When you put it in her mouth you need to put it right at the back and hold her head tilt up with the nose in the air, then hold her mouth closed until you see her swallow.

Failing that find a soft centred candy - fudge or something sweet (not chocolate) and put the tablet in the middle. If the tablet is large I would cut it in half or even quarters so they cobble it down before they find the pill


----------



## Watson_Mills (Jun 11, 2012)

Lol, that's what we tried, we must have sat there for a good few minutes with her mouth shut held titled back stroking her throat, she managed to poke it out the side of her mouth the cheeky madam....then we tried halving it, covering it in butter and doing the same thing, and again no swallow (she is a stubborn madam) ???


----------



## SteelCityDozer (Aug 25, 2011)

I'm not familiar with these but are they flavored? In US we get heartgard or interceptor. Both are flavored and my dogs think they're treats. Can you switch to something like that?


----------



## adrino (Mar 31, 2012)

Elza is exactly the same. Until last time when we put it into liver patè.  ???  she swallowed it so fast you couldn't see it. If you have an option to buy cheap canned patè or actually I just thought of stg while writing. There are some other stuff you can buy not sure what it's called but it's in a can also, maybe some minced cooked pork or beef?! :-[ you could just push the tablet in the middle of a piece of this soft meat. 
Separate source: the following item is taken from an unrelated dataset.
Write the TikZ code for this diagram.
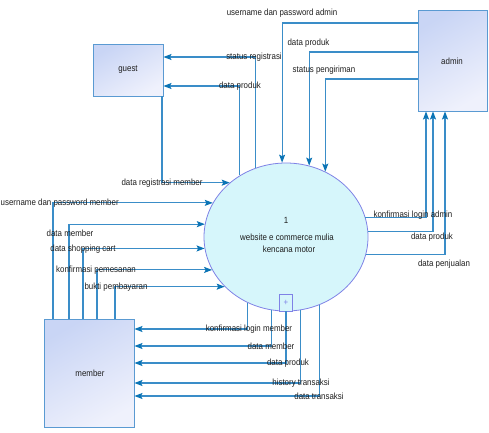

Hope you will know what I mean... :-\


----------



## jld640 (Sep 29, 2010)

I'm still at the stage of put pills in cheese or butter, but when my neighbor has to give really foul tasting pills to her dog, she uses wet cat food straight from the can.


----------



## datacan (May 15, 2011)

Open the dog's mouth wide and place the pill all the way in the back of the mouth. 

Or use a knife and split the pill in two or four pieces, feed each piece wrapped in cheese, raw ground meat... 

Letting the dog chew on any pill will reduce its effect since some medicine will stick to and in between teeth, cheeks...


----------